Lupine Dreams

Grand Tetons, Wyoming. Lupine and the Teton Range along the Gros Ventre.

There was one image that I had in mind, or actually in my dreams, when I returned to photograph spring in the tetons. I saw an image that brought together the beauty of the Teton range in the background with the beauty of an intense cluster of lupine flowers in the foreground. When I photographed the image above I knew that I was very close. By the time that I found this spot along the Gros Ventre River it was already mid morning and the direct light was too harsh to capture the colors that I wanted, but the location looked right to return another day in better light.

Grand Tetons, Wyoming.

Another morning along a creek to the north I photographed a different stand of lupine. At this location there were vast expanses of lupine, but the range was partially obscured by the tree line. I ended up concentrating on the lupine and the similar tones of the light reflected in the braided creek.

Grand Tetons, Wyoming. Lupine and the Teton Range along the Gros Ventre.

Finally on the last morning of the last day of my trip I was able to return to the lupine along the Gros Ventre and make the image above, which is exactly what I had in my mind. I actually made this image from an island. I had to get out before the sun rose in order to capture the first color against the peaks. This image will be used for the 2009 year at a glance calendar, which I hope will also help bring a little more attention to lupine and lupine communities in our area.

Lupine holds a special place in my thoughts that needs a little explaining. I'm trying to establish, or find, a reasonably large stand of lupine in my home area. There are a variety of species that are threatened and endangered in our area because of the rarity of lupine, including the Karner Blue butterfly. I would love to see an intact lupine community that fosters these rare and precious animals and gives them the chance to gain a better foothold. Each spring I wander looking for new stands of native lupine, checking on the ones that I'm aware of, and finding a home for a seed or two.
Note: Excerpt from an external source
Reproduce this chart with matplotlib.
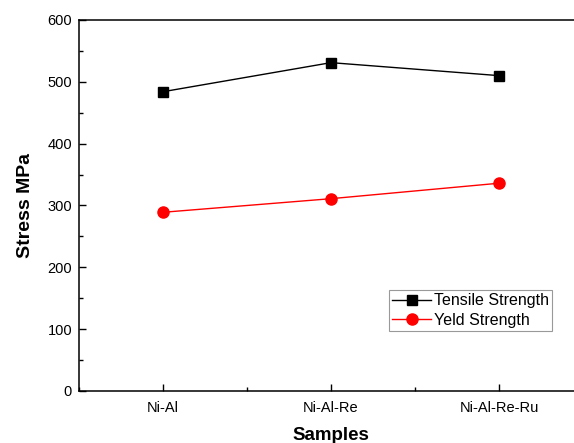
import matplotlib
matplotlib.use('Agg')
import matplotlib.pyplot as plt
from matplotlib.ticker import MultipleLocator

plt.rcParams['font.family'] = ['Liberation Sans', 'DejaVu Sans']

samples = ['Ni-Al', 'Ni-Al-Re', 'Ni-Al-Re-Ru']
tensile = [484, 531, 510]
yeld = [289, 311, 336]

fig = plt.figure(figsize=(5.74, 4.43), dpi=100)
ax = fig.add_axes([0.1376, 0.1174, 0.878, 0.8375])

x = range(len(samples))
ax.plot(x, tensile, color='black', marker='s', markersize=7, linewidth=1, label='Tensile Strength')
ax.plot(x, yeld, color='red', marker='o', markersize=8, linewidth=1, label='Yeld Strength')

ax.set_xlim(-0.5, 2.5)
ax.set_ylim(0, 600)
ax.set_xticks(list(x))
ax.set_xticklabels(samples)
ax.xaxis.set_minor_locator(MultipleLocator(0.5))
ax.yaxis.set_major_locator(MultipleLocator(100))
ax.yaxis.set_minor_locator(MultipleLocator(50))
ax.tick_params(which='both', direction='in', labelsize=10.5, width=1)
ax.tick_params(which='major', length=5)
ax.tick_params(which='minor', length=3)
ax.tick_params(axis='x', pad=7)
ax.tick_params(axis='y', pad=5)
for s in ax.spines.values():
    s.set_linewidth(1.1)

ax.set_xlabel('Samples', fontsize=13.5, fontweight='bold', labelpad=9)
ax.set_ylabel('Stress MPa', fontsize=14, fontweight='bold', labelpad=10)

leg = ax.legend(loc='upper left', bbox_to_anchor=(0.6155, 0.272), fontsize=11.5,
                frameon=True, fancybox=False, edgecolor='gray', handlelength=2.4,
                borderpad=0.2, labelspacing=0.3, handletextpad=0.2, borderaxespad=0)
leg.get_frame().set_linewidth(0.8)

fig.savefig('out.png', dpi=100)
To understand the plight and role of lupine you first need to understand one of the primary processes in nature, succession. Succession is a concept in ecology that basically says disturbances in nature are followed by a succession of communities, with each community eventually preparing the way for the next community. "Disturbances" can have a variety of causes, everything from storms to lightening strikes, to fire, to the actions of a bulldozer.

One of the reasons that biodiversity is so important is that it means there is a bank of species that are waiting in the wings to help recover from disturbances. In a healthy environment there are enough species around that when a specific disturbance comes they are available to heal the environment from that problem. Individuals play roles within the community that change the environment of the community. Typically they help reestablish the soil making it possible for new individuals to grow, and then other communities might come in over time and help stabilize the soil so it doesn't get washed or blown away. The next community in time might provide more shade and cover for animals and actually help stabilize the weather in an area. There is a steady stream of communities over time with pioneering individuals that come in and help determine the future of a location.

Lupine are one of the first plants to resettle after the disturbance of a fire. They exist in rugged conditions with little soil and also little or no shade. If you look in the photos above you see that the lupine is in the open growing in rough gravel areas (not much soil). I now find wild lupine growing under power lines and right of ways through old forests where there is constant disturbance and not much growing overhead. Where we live fire was historically part of the natural landscape, and lupine helped recover from fires. But in recent history fires are greatly suppressed through the actions of people. That's led to a decline in the number of lupine plants, and the decline in the lupine has led to the near extinction of several animals.

But I think people are the solution here too. If we understand what is going on we can consciously change directions so that we are providing the conditions for lupine and the community that depends on them both in the wild and in our gardens. Look at the photos above. These are very beautiful plants that can enhance both the lives of the species that depend on them, and our lives as well. By growing lupine in our gardens and letting professionals do controlled burns we can help maintain the resources needed to keep a community alive. What an opportunity, the chance to add beauty to our lives and to foster an entire community!

There is another dimension to this... Succession as a metaphor is itself beautiful. We are all part of a community in space and time. In a healthy environment we all have a chance to provide an influence on our community. Right now we are preparing the way for the next community. As individuals we change the environment of our community, possibly providing the soil and stability for future individuals and communities to take root and grow, to encourage the beautiful individuals of the next generation that will form the next community. What an opportunity, the chance to add beauty to our lives and to foster an entire community!